My quality of life is much greater as a result of deliberately creating a habit of honing my strategizing skills. I have more time to think, create and enjoy life because I don’t have to spend so much time figuring things out, recovering losses or fixing mistakes I could have easily prevented. This practice results in a lot of inner peace and joy.
When I’m teaching my kids, mentoring a street kid, guiding an employee, teaching a budding entrepreneur or even consulting a seasoned philanthropist, the topic of strategy always rises to the top.
Strategy both employees, and fosters wisdom. It’s the discipline of problem solving. The constant practice of strategy alters your perspective over time, opening up a whole new world of possibilities.
As a humanitarian and consultant, I can’t think of any discipline more powerful and effective. If you want to help someone rise out of poverty or oppression, invest the time to mentor them into a strategist.
If you’re making a New Years resolution, consider investing time to become a better strategist. Make it a habit.
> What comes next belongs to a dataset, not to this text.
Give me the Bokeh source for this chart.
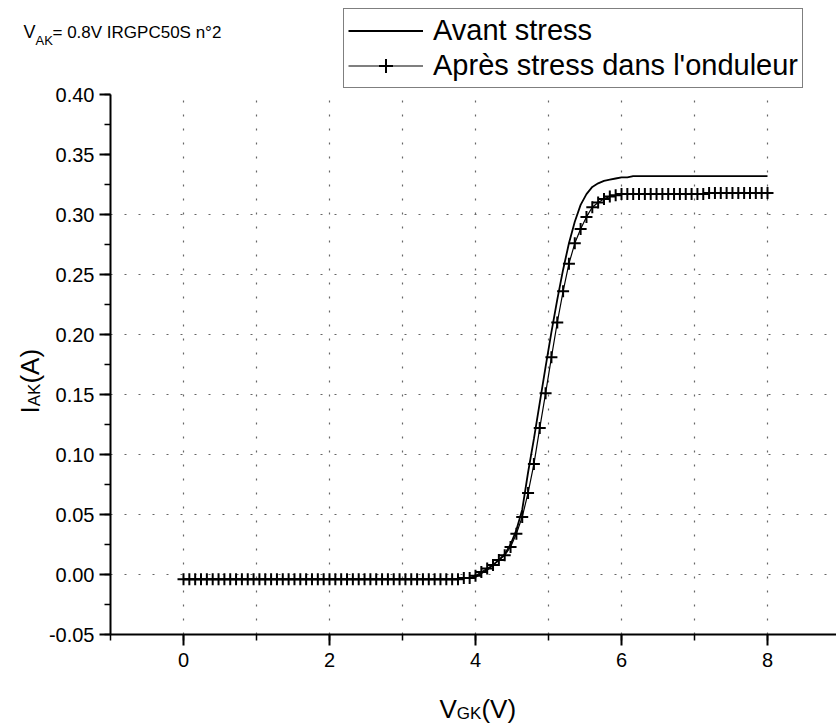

It’s difficult in the beginning (like anything else worth doing), but the rewards are profound and lifelong.
*If you really want to make a profound humanitarian impact this year, invest your time in teaching strategy to someone in need, rather than just donating money. Money comes and goes. The wisdom of strategy will last a lifetime. And if you teach someone to strategize effectively, they’ll have a much better chance of managing money…strategically, in the future.